A Sunday session will explore whether transcatheter aortic valve replacement (TAVR) is an appropriate treatment option for all low-risk patients, especially younger ones. One factor clouding the issue: long-term durability remains an open question.

“TAVR has become an established form of therapy for the treatment of aortic valve disease in a very short time,” said Edward P. Chen, MD, from Emory University in Atlanta. “Where it will ultimately fall in the spectrum of treatment options for structural heart disease is still unclear. The low-risk population approval suddenly expands the treatment options we have for these patients, but the long-term outcome data are yet to be determined.”

Dr. Chen will co-moderate the TAVR session with Ourania Preventza, MD, MBA, from Baylor College of Medicine in Houston.

Edward P. Chen, MD

Edward P. Chen, MD

The US Food and Drug Administration’s 2019 approval of TAVR for patients at low surgical risk could transform the treatment of aortic valve disease, but only if research supports long-term durability.

Evolving Impact: TAVR in Low-Risk Patients—Results of the Evolut Low Risk and PARTNER 3 Trials

12:45 p.m. – 2:45 p.m.
Room 208

“Expanding TAVR to low-risk populations will potentially change the way we replace aortic valves for approximately 70% of patients, perhaps more,” said Dr.

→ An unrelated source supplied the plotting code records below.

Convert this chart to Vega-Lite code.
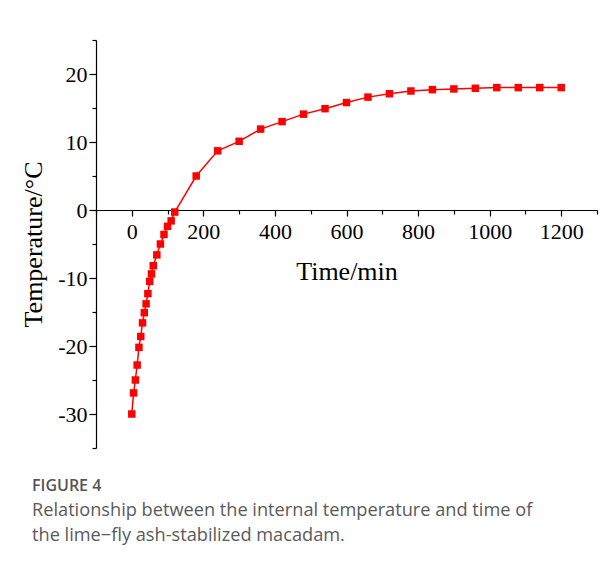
{
  "$schema": "https://vega.github.io/schema/vega-lite/v6.json",
  "width": 501,
  "height": 408,
  "autosize": {"type": "none"},
  "padding": {"left": 96, "top": 40, "right": 15, "bottom": 122},
  "background": "white",
  "data": {
    "values": [
      {"t": 0, "T": -30.0},
      {"t": 5, "T": -26.9},
      {"t": 10, "T": -25.0},
      {"t": 15, "T": -22.8},
      {"t": 20, "T": -20.2},
      {"t": 25, "T": -18.6},
      {"t": 30, "T": -16.6},
      {"t": 35, "T": -15.1},
      {"t": 40, "T": -13.8},
      {"t": 45, "T": -12.3},
      {"t": 50, "T": -10.5},
      {"t": 55, "T": -9.4},
      {"t": 60, "T": -8.2},
      {"t": 70, "T": -6.6},
      {"t": 80, "T": -5.0},
      {"t": 90, "T": -3.6},
      {"t": 100, "T": -2.4},
      {"t": 110, "T": -1.6},
      {"t": 120, "T": -0.3},
      {"t": 180, "T": 5.0},
      {"t": 240, "T": 8.7},
      {"t": 300, "T": 10.1},
      {"t": 360, "T": 11.9},
      {"t": 420, "T": 13.0},
      {"t": 480, "T": 14.1},
      {"t": 540, "T": 14.9},
      {"t": 600, "T": 15.8},
      {"t": 660, "T": 16.6},
      {"t": 720, "T": 17.1},
      {"t": 780, "T": 17.5},
      {"t": 840, "T": 17.7},
      {"t": 900, "T": 17.8},
      {"t": 960, "T": 17.9},
      {"t": 1020, "T": 18.0},
      {"t": 1080, "T": 18.0},
      {"t": 1140, "T": 18.0},
      {"t": 1200, "T": 18.0}
    ]
  },
  "encoding": {
    "x": {
      "field": "t",
      "type": "quantitative",
      "scale": {"domain": [-100, 1300], "nice": false, "zero": false},
      "axis": {
        "title": "Time/min",
        "orient": "bottom",
        "offset": -238,
        "values": [-100, 0, 100, 200, 300, 400, 500, 600, 700, 800, 900, 1000, 1100, 1200, 1300],
        "labelExpr": "datum.value % 200 == 0 && datum.value >= 0 && datum.value <= 1200 ? '' + datum.value : ''",
        "tickSize": {"condition": {"test": "datum.value % 200 != 0", "value": 4}, "value": 6},
        "labelPadding": 5,
        "titlePadding": 16,
        "labelFlush": false,
        "labelOverlap": false
      }
    },
    "y": {
      "field": "T",
      "type": "quantitative",
      "scale": {"domain": [-35, 25], "nice": false, "zero": false},
      "axis": {
        "title": "Temperature/°C",
        "orient": "left",
        "values": [-35, -30, -25, -20, -15, -10, -5, 0, 5, 10, 15, 20, 25],
        "labelExpr": "datum.value % 10 == 0 ? '' + datum.value : ''",
        "tickSize": {"condition": {"test": "datum.value % 10 != 0", "value": 4}, "value": 7},
        "labelPadding": 2,
        "titlePadding": 11,
        "labelFlush": false,
        "labelOverlap": false
      }
    }
  },
  "layer": [
    {"mark": {"type": "line", "color": "#ff0000", "strokeWidth": 1.5}},
    {"mark": {"type": "point", "shape": "square", "filled": true, "color": "#ff0000", "opacity": 1, "size": 56}}
  ],
  "title": {
    "text": "FIGURE 4",
    "subtitle": ["Relationship between the internal temperature and time of", "the lime−fly ash-stabilized macadam."],
    "orient": "bottom",
    "anchor": "start",
    "frame": "group",
    "dx": -64,
    "offset": 19,
    "font": "Open Sans",
    "fontSize": 16,
    "fontWeight": 600,
    "color": "#555555",
    "subtitleFont": "Open Sans",
    "subtitleFontSize": 18.2,
    "subtitleColor": "#5a5a5a",
    "subtitleLineHeight": 25,
    "subtitlePadding": 8
  },
  "config": {
    "view": {"stroke": null},
    "axis": {
      "grid": false,
      "domainColor": "black",
      "domainWidth": 1.2,
      "tickColor": "black",
      "tickWidth": 1.2,
      "labelColor": "black",
      "titleColor": "black",
      "labelFont": "Liberation Serif",
      "titleFont": "Liberation Serif",
      "labelFontSize": 22,
      "titleFontSize": 26,
      "titleFontWeight": "normal"
    }
  }
}
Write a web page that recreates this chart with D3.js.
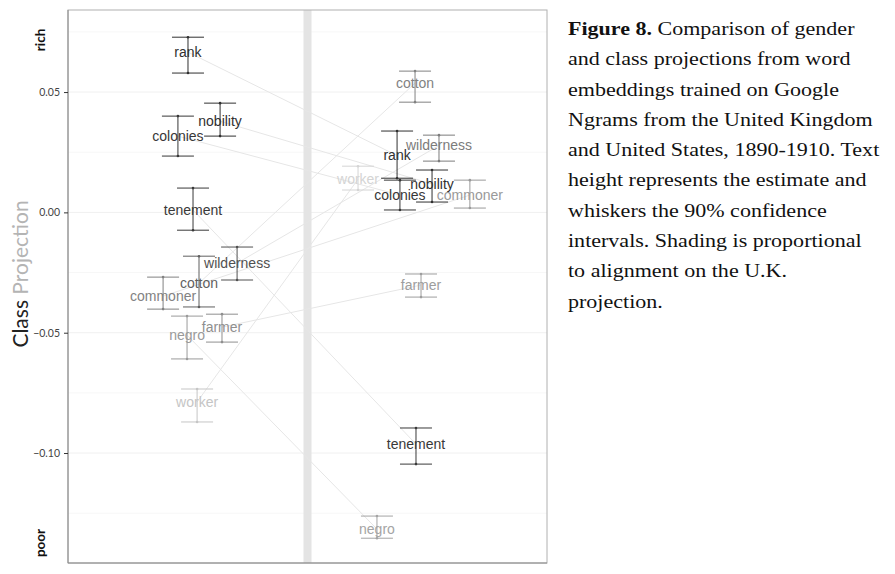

Preventza.

While the mean age of patients in the low-risk trials was approximately 70 years, cardiac surgeons see a growing number of younger patients in their 50s and 60s—and a 50-year-old TAVR recipient who is otherwise in good health can expect to live another 20 to 30 years. Since only 1-year outcomes data currently are available for this low-risk population, it is impossible to know how well the valves will perform after 10 to 20 years or if they’ll even last. “For lower-risk patients, we would like to see longer-term data,” Dr. Preventza noted.

Ourania Preventza, MD, MBA

Ourania Preventza, MD, MBA

Another important issue expected to be discussed in the session is the original approval of TAVR in higher-risk populations. With evidence that some results from the early PARTNER trials were not included in the original publication, the overall message of TAVR versus surgery could potentially change, according to Dr. Chen.  

“We should consider what is best for each patient individually in order to optimally determine the ultimate role of TAVR in the overall treatment paradigm of aortic valve disease,” he said. “This session is our opportunity to explore all of those issues together.”